▸ **Given exercise**: Wherever a line in the data below holds "matplotlib", copy that line.

--- Begin ---

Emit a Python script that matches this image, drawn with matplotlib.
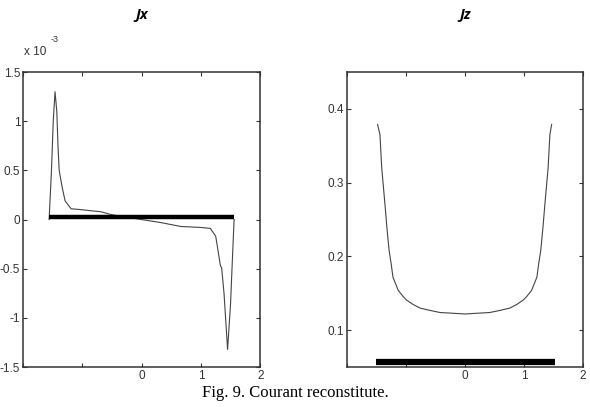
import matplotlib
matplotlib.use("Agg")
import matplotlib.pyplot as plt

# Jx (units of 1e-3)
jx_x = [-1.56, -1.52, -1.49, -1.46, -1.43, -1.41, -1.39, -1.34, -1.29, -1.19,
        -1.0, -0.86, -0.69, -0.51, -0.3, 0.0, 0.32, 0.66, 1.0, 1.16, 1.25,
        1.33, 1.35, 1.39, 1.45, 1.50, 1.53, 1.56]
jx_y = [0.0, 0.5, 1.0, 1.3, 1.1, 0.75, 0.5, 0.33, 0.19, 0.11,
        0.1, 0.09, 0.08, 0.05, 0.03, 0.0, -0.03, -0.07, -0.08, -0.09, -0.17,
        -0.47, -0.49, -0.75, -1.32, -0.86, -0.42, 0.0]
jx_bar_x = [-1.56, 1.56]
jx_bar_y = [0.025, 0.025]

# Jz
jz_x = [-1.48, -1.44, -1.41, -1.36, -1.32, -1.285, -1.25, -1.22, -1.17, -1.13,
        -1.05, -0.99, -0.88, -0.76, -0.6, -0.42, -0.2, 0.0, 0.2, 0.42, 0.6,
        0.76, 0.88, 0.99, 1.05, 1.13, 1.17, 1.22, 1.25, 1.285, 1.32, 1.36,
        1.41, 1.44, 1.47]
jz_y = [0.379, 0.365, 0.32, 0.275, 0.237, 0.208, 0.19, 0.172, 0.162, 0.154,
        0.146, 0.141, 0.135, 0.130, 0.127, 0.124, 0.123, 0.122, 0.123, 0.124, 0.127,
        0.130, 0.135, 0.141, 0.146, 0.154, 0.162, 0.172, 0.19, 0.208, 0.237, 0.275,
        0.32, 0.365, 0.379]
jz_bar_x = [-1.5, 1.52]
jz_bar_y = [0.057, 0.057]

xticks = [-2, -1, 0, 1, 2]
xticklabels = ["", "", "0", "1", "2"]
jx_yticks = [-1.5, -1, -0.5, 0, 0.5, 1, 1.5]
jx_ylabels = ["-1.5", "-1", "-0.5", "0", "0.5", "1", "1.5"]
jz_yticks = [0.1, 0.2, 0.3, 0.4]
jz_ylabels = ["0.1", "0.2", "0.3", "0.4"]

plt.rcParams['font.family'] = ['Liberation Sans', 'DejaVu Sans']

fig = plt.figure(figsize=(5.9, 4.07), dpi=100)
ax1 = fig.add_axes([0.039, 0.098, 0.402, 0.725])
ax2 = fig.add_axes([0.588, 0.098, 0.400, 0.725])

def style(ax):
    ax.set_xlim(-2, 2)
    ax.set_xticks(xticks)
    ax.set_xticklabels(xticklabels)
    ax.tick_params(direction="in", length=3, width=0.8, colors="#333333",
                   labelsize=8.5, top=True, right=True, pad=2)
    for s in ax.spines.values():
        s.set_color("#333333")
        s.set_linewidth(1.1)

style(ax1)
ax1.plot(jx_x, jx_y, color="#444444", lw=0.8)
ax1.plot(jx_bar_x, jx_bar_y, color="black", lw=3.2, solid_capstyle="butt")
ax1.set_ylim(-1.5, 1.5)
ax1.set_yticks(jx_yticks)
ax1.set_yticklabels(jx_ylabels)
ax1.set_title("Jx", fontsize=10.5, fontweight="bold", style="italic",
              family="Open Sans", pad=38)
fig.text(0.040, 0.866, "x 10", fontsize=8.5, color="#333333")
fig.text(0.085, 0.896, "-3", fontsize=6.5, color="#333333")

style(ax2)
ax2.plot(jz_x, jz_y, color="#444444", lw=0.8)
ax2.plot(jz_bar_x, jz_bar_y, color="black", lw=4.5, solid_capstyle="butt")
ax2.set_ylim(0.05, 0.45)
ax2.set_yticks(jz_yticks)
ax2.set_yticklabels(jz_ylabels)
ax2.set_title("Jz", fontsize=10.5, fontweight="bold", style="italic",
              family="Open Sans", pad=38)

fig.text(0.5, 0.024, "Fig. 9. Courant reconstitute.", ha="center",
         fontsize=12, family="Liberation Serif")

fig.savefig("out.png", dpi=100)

--- End ---

▸ **Result of the exercise**:
Emit a Python script that matches this image, drawn with matplotlib.
import matplotlib
matplotlib.use("Agg")
import matplotlib.pyplot as plt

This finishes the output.